►

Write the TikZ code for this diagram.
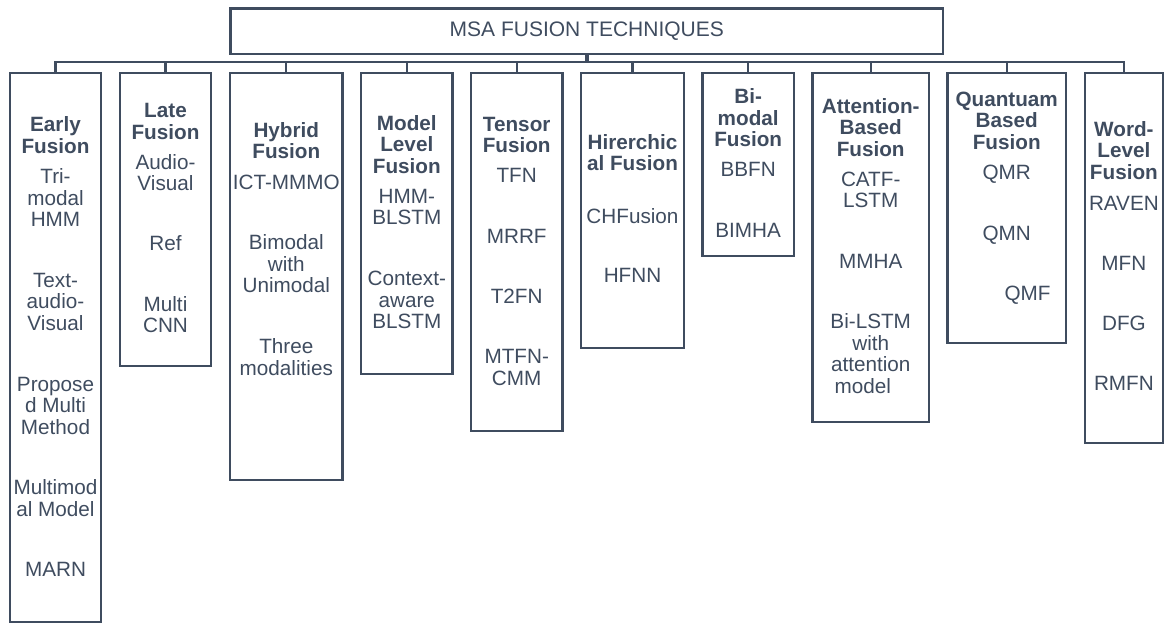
\documentclass[tikz,border=0pt]{standalone}
\usepackage{fontspec}
\setmainfont{Liberation Sans}
\definecolor{slate}{RGB}{63,76,95}
% multi-line labels are anchored at the baseline of their last line
\tikzset{
  colbox/.style={draw=slate, line width=2.4pt, rectangle, anchor=north, inner sep=0pt},
  link/.style={draw=slate, line width=2.3pt},
  stub/.style={draw=slate, line width=4pt},
  head/.style={text=slate, align=center, anchor=base, inner sep=0pt,
               font=\fontsize{20.7}{21.5}\selectfont\bfseries},
  item/.style={text=slate, align=center, anchor=base, inner sep=0pt,
               font=\fontsize{20.7}{21.5}\selectfont},
}
\begin{document}
\begin{tikzpicture}[x=1pt, y=-1pt]
\useasboundingbox (0,0) rectangle (1164,622);

% root
\node[colbox, minimum width=712.5, minimum height=45.4] (title) at (586.8,7.3) {};
\node[item, font=\fontsize{21}{22}\selectfont] (titletext) at (586.8,36.7) {MSA FUSION TECHNIQUES};

% columns
\node[colbox, minimum width=91,    minimum height=549]   (early)  at (55.5,71.7)   {};
\node[colbox, minimum width=91,    minimum height=293.3] (late)   at (165.5,71.7)  {};
\node[colbox, minimum width=112.7, minimum height=407.3] (hybrid) at (286.3,71.7)  {};
\node[colbox, minimum width=91.7,  minimum height=301]   (model)  at (406.8,71.7)  {};
\node[colbox, minimum width=91.3,  minimum height=358.3] (tensor) at (516.7,71.7)  {};
\node[colbox, minimum width=103,   minimum height=275]   (hier)   at (632.5,71.7)  {};
\node[colbox, minimum width=91.7,  minimum height=183.3] (bimod)  at (748.2,71.7)  {};
\node[colbox, minimum width=116.7, minimum height=349]   (attn)   at (870.7,71.7)  {};
\node[colbox, minimum width=118.7, minimum height=270]   (quant)  at (1006.7,71.7) {};
\node[colbox, minimum width=77.7,  minimum height=370]   (word)   at (1123.9,71.7) {};

% connectors
\coordinate (bus) at (0,62.3);
\draw[link] (early.north) -- (early.north |- bus) -- (word.north |- bus) -- (word.north);
\foreach \c in {late,hybrid,model,tensor,hier,bimod,attn,quant}
  \draw[link] (\c.north) -- (\c.north |- bus);
\draw[stub] (title.south) -- (title.south |- bus);

% Early Fusion
\node[head] (early-h) at (55.5,153)   {Early\\Fusion};
\node[item] (early-1) at (55.5,226.5) {Tri-\\modal\\HMM};
\node[item] (early-2) at (55.5,330)   {Text-\\audio-\\Visual};
\node[item] (early-3) at (55.5,434)   {Propose\\d Multi\\Method};
\node[item] (early-4) at (55.5,516)   {Multimod\\al Model};
\node[item] (early-5) at (55.5,576)   {MARN};

% Late Fusion
\node[head] (late-h) at (165.5,139)   {Late\\Fusion};
\node[item] (late-1) at (165.5,190.7) {Audio-\\Visual};
\node[item] (late-2) at (165.5,250.7) {Ref};
\node[item] (late-3) at (165.5,332.7) {Multi\\CNN};

% Hybrid Fusion
\node[head] (hybrid-h) at (286.3,158.7) {Hybrid\\Fusion};
\node[item] (hybrid-1) at (286.3,189.3) {ICT-MMMO};
\node[item] (hybrid-2) at (286.3,292.7) {Bimodal\\with\\Unimodal};
\node[item] (hybrid-3) at (286.3,375)   {Three\\modalities};

% Model Level Fusion
\node[head] (model-h) at (406.8,173.3) {Model\\Level\\Fusion};
\node[item] (model-1) at (406.8,224.5) {HMM-\\BLSTM};
\node[item] (model-2) at (406.8,328.7) {Context-\\aware\\BLSTM};

% Tensor Fusion
\node[head] (tensor-h) at (516.7,152.7) {Tensor\\Fusion};
\node[item] (tensor-1) at (516.7,182.7) {TFN};
\node[item] (tensor-2) at (516.7,243.3) {MRRF};
\node[item] (tensor-3) at (516.7,303.3) {T2FN};
\node[item] (tensor-4) at (516.7,385)   {MTFN-\\CMM};

% Hierarchical Fusion
\node[head] (hier-h) at (632.5,170.7) {Hirerchic\\al Fusion};
\node[item] (hier-1) at (632.5,223.3) {CHFusion};
\node[item] (hier-2) at (632.5,282.7) {HFNN};

% Bi-modal Fusion
\node[head] (bimod-h) at (748.2,146.7) {Bi-\\modal\\Fusion};
\node[item] (bimod-1) at (748.2,176.7) {BBFN};
\node[item] (bimod-2) at (748.2,237.3) {BIMHA};

% Attention-Based Fusion
\node[head] (attn-h) at (870.7,156)   {Attention-\\Based\\Fusion};
\node[item] (attn-1) at (870.7,207.7) {CATF-\\LSTM};
\node[item] (attn-2) at (870.7,268.3) {MMHA};
\node[item] (attn-3) at (870.7,393.3) {Bi-LSTM\\with\\attention\\model\rule{16pt}{0pt}};

% Quantum Based Fusion
\node[head] (quant-h) at (1006.7,149.3) {Quantuam\\Based\\Fusion};
\node[item] (quant-1) at (1006.7,179.3) {QMR};
\node[item] (quant-2) at (1006.7,240)   {QMN};
\node[item] (quant-3) at (1027.5,300)   {QMF};

% Word-Level Fusion
\node[head] (word-h) at (1123.9,179.3) {Word-\\Level\\Fusion};
\node[item] (word-1) at (1123.9,210) {RAVEN};
\node[item] (word-2) at (1123.9,270) {MFN};
\node[item] (word-3) at (1123.9,330) {DFG};
\node[item] (word-4) at (1123.9,390) {RMFN};
\end{tikzpicture}
\end{document}
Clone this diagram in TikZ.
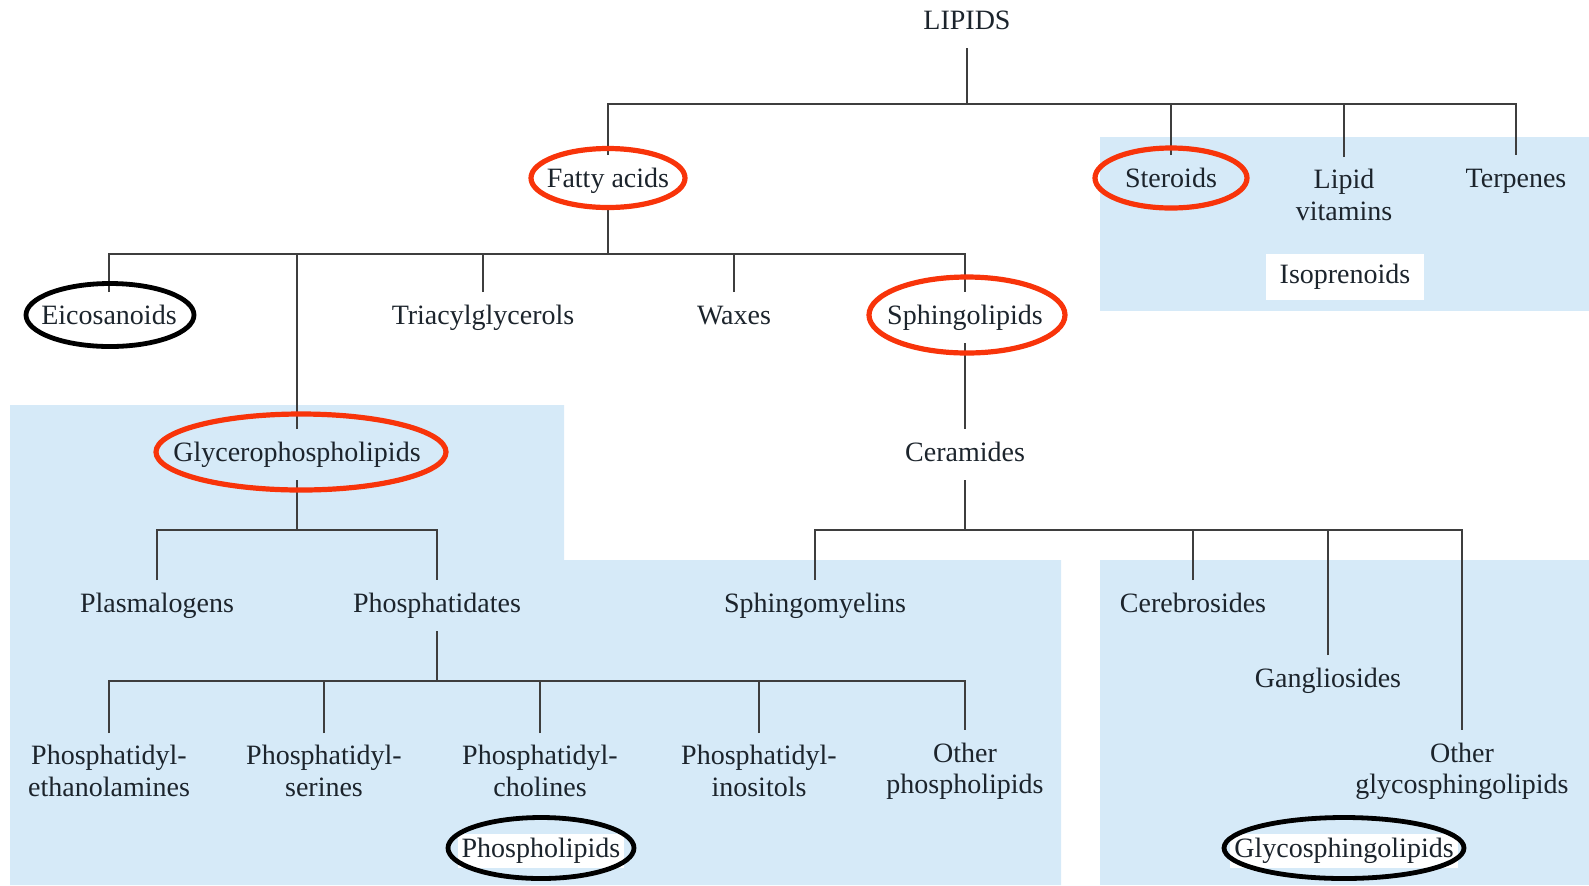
\documentclass[tikz,border=0pt]{standalone}
\usepackage{fontspec}
\setmainfont{Liberation Serif}
\usepackage{tikz}
\usetikzlibrary{shapes.geometric}
\definecolor{panel}{RGB}{214,234,248}
\definecolor{ring}{RGB}{248,52,10}
\definecolor{ink}{RGB}{28,36,44}
\definecolor{wire}{RGB}{62,62,62}
\tikzstyle{item} = [text=ink, text height=10pt, text depth=3pt, inner xsep=3pt, inner ysep=6pt, yshift=-1.3pt]
\tikzstyle{item2} = [text=ink, align=center, inner xsep=3pt, inner ysep=6pt, yshift=-1pt]
\tikzstyle{label} = [item, fill=white, inner ysep=2pt, inner xsep=2pt]
\tikzstyle{link} = [draw=wire, line width=0.9pt]
\tikzstyle{redring} = [draw=ring, line width=2.6pt]
\tikzstyle{blackring} = [draw=black, line width=2.4pt]

\begin{document}
\begin{tikzpicture}[x=0.5pt, y=0.5pt, font=\fontsize{14}{15.7}\selectfont]
\useasboundingbox (0,0) rectangle (1589,-885);
\fill[panel] (1100,-137) rectangle (1589,-311);
\fill[panel] (10,-405) -- (564,-405) -- (564,-560) -- (1061,-560) -- (1061,-885) -- (10,-885) -- cycle;
\fill[panel] (1100,-560) rectangle (1589,-885);

\node (lipids) [item] at (967,-20) {LIPIDS};
\node (fatty) [item] at (608,-178) {Fatty acids};
\node (ster) [item] at (1171,-178) {Steroids};
\node (vit) [item2] at (1344,-193) {Lipid\\vitamins};
\node (terp) [item] at (1516,-178) {Terpenes};
\node (iso) [label, inner xsep=7pt, inner ysep=5pt] at (1345,-274) {Isoprenoids};

\node (eico) [item] at (109,-315) {Eicosanoids};
\node (triac) [item] at (483,-315) {Triacylglycerols};
\node (waxes) [item] at (734,-315) {Waxes};
\node (sphingo) [item] at (965,-315) {Sphingolipids};
\node (gpl) [item] at (297,-452) {Glycerophospholipids};
\node (cer) [item] at (965,-452) {Ceramides};

\node (plasm) [item] at (157,-603) {Plasmalogens};
\node (pa) [item] at (437,-603) {Phosphatidates};
\node (smy) [item] at (815,-603) {Sphingomyelins};
\node (cereb) [item] at (1193,-603) {Cerebrosides};
\node (gang) [item] at (1328,-678) {Gangliosides};
\node (oglyc) [item2] at (1462,-769) {Other\\glycosphingolipids};

\node (pe) [item2] at (109,-769) {Phosphatidyl-\\ethanolamines};
\node (ps) [item2] at (324,-769) {Phosphatidyl-\\serines};
\node (pc) [item2] at (540,-769) {Phosphatidyl-\\cholines};
\node (pi) [item2] at (759,-769) {Phosphatidyl-\\inositols};
\node (opl) [item2] at (965,-769) {Other\\phospholipids};

\node (phl) [label] at (541,-848) {Phospholipids};
\node (gsl) [label] at (1344,-848) {Glycosphingolipids};

\coordinate (bus1) at (967,-104);
\coordinate (bus2) at (608,-254);
\coordinate (bus3) at (965,-530);
\coordinate (bus4) at (297,-530);
\coordinate (bus5) at (437,-681);

\draw [link] (lipids) -- (bus1);
\draw [link] (fatty) |- (bus1) -| (terp);
\draw [link] (ster) -- (ster |- bus1);
\draw [link] (vit) -- (vit |- bus1);

\draw [link] (fatty) -- (bus2);
\draw [link] (eico) |- (bus2) -| (sphingo);
\draw [link] (triac) -- (triac |- bus2);
\draw [link] (waxes) -- (waxes |- bus2);
\draw [link] (gpl) -- (gpl |- bus2);

\draw [link] (sphingo) -- (cer);
\draw [link] (cer) -- (bus3);
\draw [link] (smy) |- (bus3) -| (oglyc);
\draw [link] (cereb) -- (cereb |- bus3);
\draw [link] (gang) -- (gang |- bus3);

\draw [link] (gpl) -- (bus4);
\draw [link] (plasm) |- (bus4) -| (pa);
\draw [link] (pa) -- (bus5);
\draw [link] (pe) |- (bus5) -| (opl);
\draw [link] (ps) -- (ps |- bus5);
\draw [link] (pc) -- (pc |- bus5);
\draw [link] (pi) -- (pi |- bus5);

\draw [redring] (608,-178) ellipse [x radius=77, y radius=29.5];
\draw [redring] (1171,-178) ellipse [x radius=76, y radius=30];
\draw [redring] (967,-315) ellipse [x radius=98, y radius=38];
\draw [redring] (301,-452) ellipse [x radius=145, y radius=38];
\draw [blackring] (110,-315) ellipse [x radius=84, y radius=31.5];
\draw [blackring] (541,-848) ellipse [x radius=93, y radius=30.5];
\draw [blackring] (1344,-848) ellipse [x radius=120, y radius=30.5];
\end{tikzpicture}
\end{document}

◄

Exercise instructions -
Without the pictures, repeat the entries above line by line, from the first through the one that contains "(0,0) rectangle (1164,622);", both ends included.

The answer -
Write the TikZ code for this diagram.
\documentclass[tikz,border=0pt]{standalone}
\usepackage{fontspec}
\setmainfont{Liberation Sans}
\definecolor{slate}{RGB}{63,76,95}
% multi-line labels are anchored at the baseline of their last line
\tikzset{
  colbox/.style={draw=slate, line width=2.4pt, rectangle, anchor=north, inner sep=0pt},
  link/.style={draw=slate, line width=2.3pt},
  stub/.style={draw=slate, line width=4pt},
  head/.style={text=slate, align=center, anchor=base, inner sep=0pt,
               font=\fontsize{20.7}{21.5}\selectfont\bfseries},
  item/.style={text=slate, align=center, anchor=base, inner sep=0pt,
               font=\fontsize{20.7}{21.5}\selectfont},
}
\begin{document}
\begin{tikzpicture}[x=1pt, y=-1pt]
\useasboundingbox (0,0) rectangle (1164,622);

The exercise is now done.